New York is a city of kings, food kings, crowned by the public's approval. There is Barney Greengrass, the sturgeon purveyor, so sure of his sovereign right that his shop sign at 541 Amsterdam Avenue announces the store as a kingdom. There is Mike Levy in Fulton Fish Market, scallop king of America, with a long cigar for his scepter. The crown of one Italian king untouched by the war swings high over his door at 363 West 42nd, proclaiming to all that here-in reigns Bruno, the ravioli monarch.

But it's William Poll, owner of the 58-year-old delicatessen at 1120 Lexington Avenue, that we want to tell you about. He's king-pin of kings when it comes to herring laved in sour cream. Let the sales speak up—over 5,000 filets are sold every week from this one corner store. The herring recipe came from the old Waldorf kitchen by way of Mr. Poll's brother, who for many years was headwaiter at the red-brick Fifth Avenue edifice. Iceland herring is used, these bought by the barrel of 2,000 filets packed down in brine. First the fish is soaked in fresh water for twenty-four hours, then it's drained and joined with the sauce. Follows a four-day rest in the sweet-sour stuff. The sauce is made of 90 per cent sour cream, with mild vinegar, a trifle of sugar, a selection of spices. Evaporated milk is added, just enough to give a smooth-flowing consistency. Onions go in, but are first given a water bath touched up with vinegar to take out the burn. The fish retail at 20 cents a filet, and extra sauce goes along, also a big dip of the mild sweet onions.

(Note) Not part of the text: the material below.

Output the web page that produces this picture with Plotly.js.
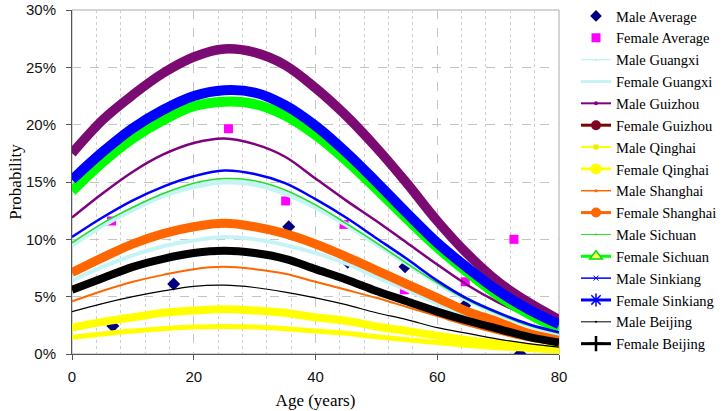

Upper Lexington likes this creamed herring as a first course for dinner. They use it, too, as a snack for cocktail and beer parties. In the Poll's home, the herring are put to far better use, as a main course for supper. A great bowl of well-chilled herring in cream is passed with hot boiled potatoes, with hot buttered beets. Important to the main dish is the wooden bread bowl, heaped with thinly sliced pumpernickel.